Drugi dzień jazdy przez Austrię tym razem z Weiden am See do Altausseer See.
Jedziemy wyłącznie drogami lokalnymi, żadnych autostrad stąd pokonanie odcinka ok 320 km zajęło trochę ponad 5 godzin. Pierwszy raz też jadę bez rezerwowania jakiegokolwiek noclegu. Owszem próbowałem przed wyjazdem ale ciężko znaleźć nocleg w dobrej cenie a jak już się znajdzie to nikt nie odpisuje na maile o dostępność pokoi. Może się wydawać, że wakacje, pełne obłożenie i nie mają czasu na pisanie bo tylko wymieniają pościele, robią śniadania i zajmują się gośćmi. Nic bardziej mylnego. Wolnych miejsc noclegowych jest sporo ale ich ofert nie ma w internecie. Pierwsza noc to był Gasthaus przy drodze, wszystko super: czysto, dobre jedzenie zarówno kolacja jak i śniadanie … no może poza kawą ;) … właściciele mówią po angielsku … ale do pełni szczęścia zabrakło klimatyzacji w pokoju bo przy upale 32C w nagrzanym budynku ciężko się śpi. Drugi nocleg przy Altausseer See znaleźliśmy przez informację turystyczną. Nie ukrywam, że próbowaliśmy sami jak poprzednio bo przy drogach jest dużo kierunkowskazów do miejsc noclegowych tylko co z tego skoro na żadnym domu nie było tabliczki, że to miejsce noclegowe. Pani z informacjo zadzwoniła, dała mapkę z zaznaczonym numerem i trafiliśmy … za drugim razem ;) Stary dom, położony dość blisko jeziora (10 min spacerkiem), pokój ogromny, łazienka z prysznicem, wanną, dwoma umywalkami i osobną ubikacją. W hotelach nie ma takich komfortów ;)

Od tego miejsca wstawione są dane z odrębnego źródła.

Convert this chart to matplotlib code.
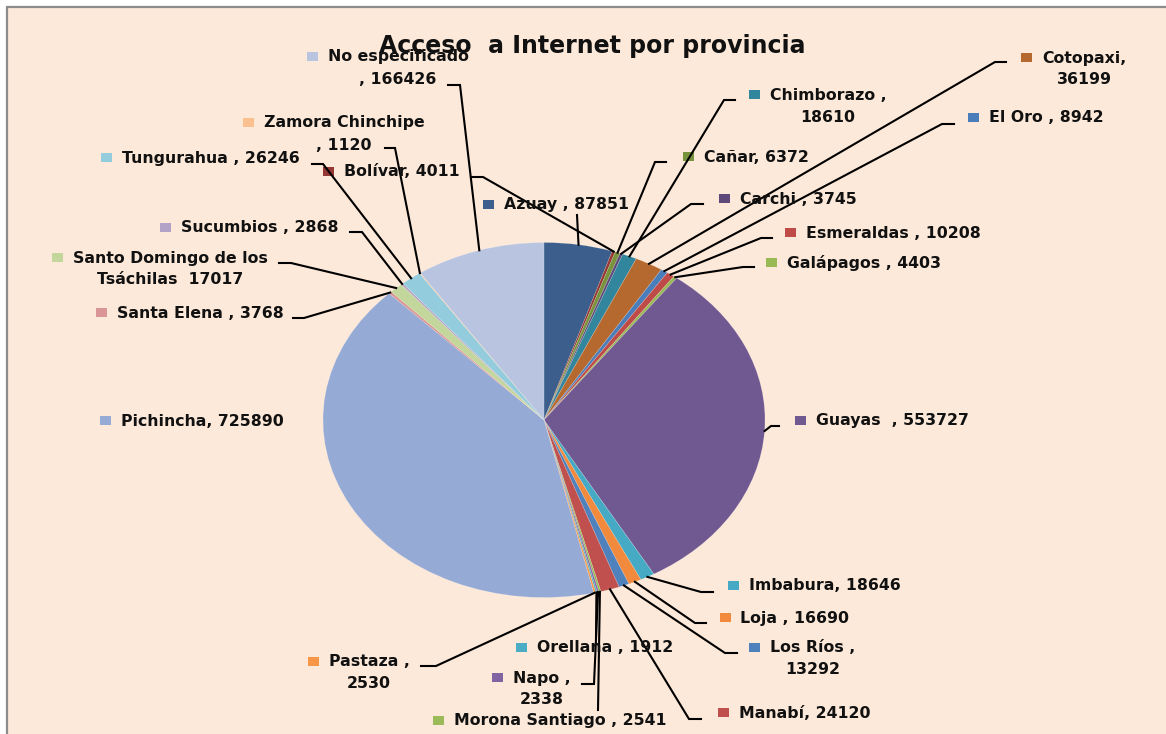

W osobnym wpisie podsumuję techniczną stronę podróży czyli nawigację, drogi, fotoradary itp.
Na zdjęciach zamek Aggstein i Schallaburg, miejscowość Melk oraz tylko jedno zdjęcie z Altausseer See bo pogoda wieczorem już się popsuła, nadciągały burze, które w nocy przetoczyły się nad jeziorem. Ale spało się bardzo dobrze!